22 parts: various dimensions
Screenprint on board, slipcase
Collection Museum Haus Konstruktiv
Donated by the artist
Rythme du millimètre
Portfolio of 21 screenprints
Aurélie Nemours (born 1910 in Paris, France, where she died in 2005) was the “grande dame de l’art concret” and is one of the few women of her generation who was successful in this male-dominated, supposedly “cold art.” Although she is far more well-known for her oeuvre of paintings, she also wrote poetry with a condensed language that reflects the same elementalism found in her visual works (see her edition of collected writings “Option avec blanc”). Nemours did not begin to pursue art until she was roughly forty years old. She studied art history at the Ecole du Louvre, then she attended the Ecole Paul Colin (1937–1940) and the Académie André Lhote (1941) before she became an apprentice in Fernand Léger’s studio (1948/49). After her artistic training, in which she focused primarily on figuration, she began concentrating solely on geometric abstraction in the beginning of the 1950s. She developed a strictly reduced vocabulary based on orthogonal structures – horizontal and vertical forms, rectangles, squares, angular forms and lines – which she cultivated for the rest of her career. This vocabulary can be found in the exquisite color pictures that she primarily reduced to a few tonal harmonies as well as in her hieratic black-and-white sequences and the monochrome works she began producing in the late 1980s. The artist once said that the foundations of her work were the three universally corresponding components of “nombre, rythme et forme.” These define the direction in which the relational modalities between rhythm and grid, line and plane, horizontal and vertical, and fullness and emptiness unfold along different accentuations (see “Toccata 7,” “mil neuf cent quatre vingt six X,” and “Sur le nombre 5”).

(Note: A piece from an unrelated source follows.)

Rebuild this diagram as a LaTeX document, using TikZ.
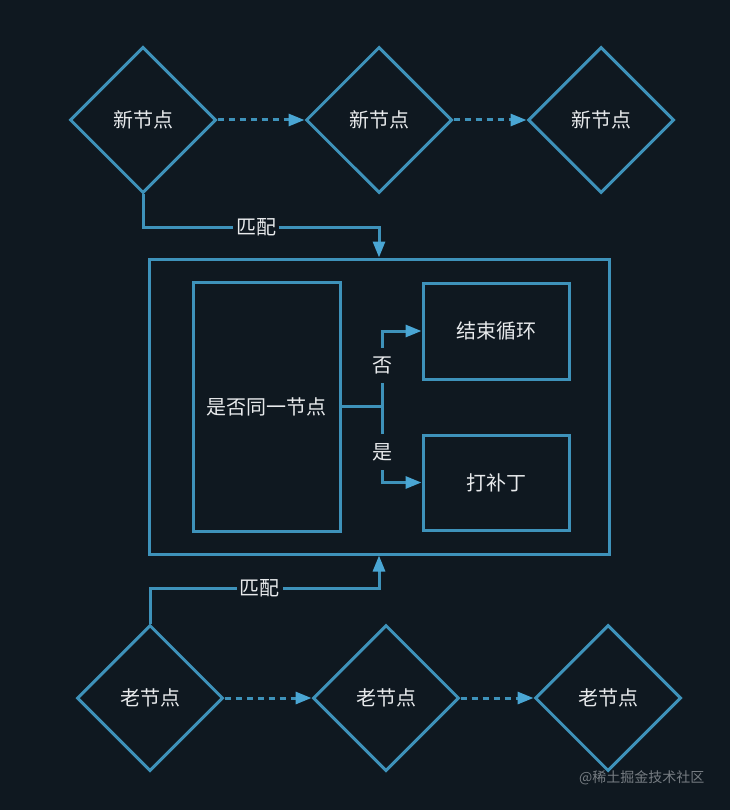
\documentclass[tikz,border=0pt]{standalone}
\usepackage{fontspec}
\setmainfont{Noto Sans CJK SC}
\usepackage{tikz}
\usetikzlibrary{
  shapes.geometric,
  arrows.meta,
  positioning
}
\definecolor{NightBg}{RGB}{15, 24, 32}
\definecolor{LineBlue}{RGB}{62, 146, 186}
\definecolor{TipBlue}{RGB}{74, 166, 212}
\definecolor{SoftWhite}{RGB}{232, 234, 236}
\definecolor{MarkGray}{RGB}{118, 124, 130}

\begin{document}
\begin{tikzpicture}[x=1pt, y=-1pt,
    every node/.style={text=SoftWhite, font=\fontsize{20}{23}\selectfont},
    vnode/.style={diamond, draw=LineBlue, line width=3pt, minimum width=146pt, minimum height=146pt, inner sep=0pt},
    vbox/.style={rectangle, draw=LineBlue, line width=3pt, inner sep=0pt},
    flow/.style={draw=LineBlue, line width=3pt, -{Triangle[length=16pt, width=12pt, color=TipBlue]}},
    chain/.style={flow, dash pattern=on 6pt off 5pt},
    lbl/.style={fill=NightBg, inner xsep=3pt, inner ysep=9pt}
  ]
  % canvas
  \fill[NightBg] (0,0) rectangle (730,810);
  \useasboundingbox (0,0) rectangle (730,810);

  % new vnodes
  \node[vnode] (newA) at (143,120) {新节点};
  \node[vnode] (newB) at (379,120) {新节点};
  \node[vnode] (newC) at (601,120) {新节点};
  \draw[chain] (newA.east) -- (newB.west);
  \draw[chain] (newB.east) -- (newC.west);

  % old vnodes
  \node[vnode] (oldA) at (150,698) {老节点};
  \node[vnode] (oldB) at (386,698) {老节点};
  \node[vnode] (oldC) at (608,698) {老节点};
  \draw[chain] (oldA.east) -- (oldB.west);
  \draw[chain] (oldB.east) -- (oldC.west);

  % compare box
  \node[vbox, minimum width=460pt, minimum height=295pt] (match) at (379,406.5) {};
  \node[vbox, minimum width=147pt, minimum height=249pt] (same) at (266.5,406.5) {是否同一节点};
  \node[vbox, minimum width=146pt, minimum height=96pt] (endloop) at (496,331) {结束循环};
  \node[vbox, minimum width=146pt, minimum height=95pt] (patch) at (496,482.5) {打补丁};

  % matching
  \draw[flow] (newA.south) -- ++(0,33) -| node[lbl, inner ysep=2pt, pos=0.24] {匹配} (match.north);
  \draw[flow] (oldA.north) -- ++(0,-35) -| node[lbl, inner ysep=2pt, pos=0.24] {匹配} (match.south);

  % branch
  \coordinate (fork) at ([xshift=41pt]same.east);
  \draw[line width=3pt, draw=LineBlue] (same.east) -- (fork);
  \draw[flow] (fork) |- node[lbl, pos=0.27] {否} (endloop.west);
  \draw[flow] (fork) |- node[lbl, pos=0.3] {是} (patch.west);

  % watermark
  \node[text=MarkGray, font=\fontsize{14}{16}\selectfont, anchor=east] (mark) at (708,778) {@稀土掘金技术社区};
\end{tikzpicture}
\end{document}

Her paintings were the result of long processes of reflection during in which she first created meticulous sketches in charcoal or pastel. In the course of the 1970s, this process inspired Nemours to concentrate more on series, such as “Sériel blanc,” “Structure du silence,” and “nombre et hazard.” Her series “Rythme du millimeter” is not only one of the most extensive series she created; it is also one of the most radical. It consists of more than twenty paintings (including “Rythme du millimeter” from 1976) as well as a 21-part artist’s edition of graphic prints with the same name that was published in 1985. Like a musical score, this ode to the millimeter creates a visual harmony that is based on the interaction between number, rhythm, and form through an austere black-and-white contrast and the greatest possible compactness. The “Rythme du millimeter” series of works, which was created over an entire decade, captures the essence of Aurélie Nemours’ philosophical understanding of her own work. In the geometric art she chose to create, it was the “valeurs éternelles et absolues” (Serge Lemoine) that she strove to express in her formal austerity.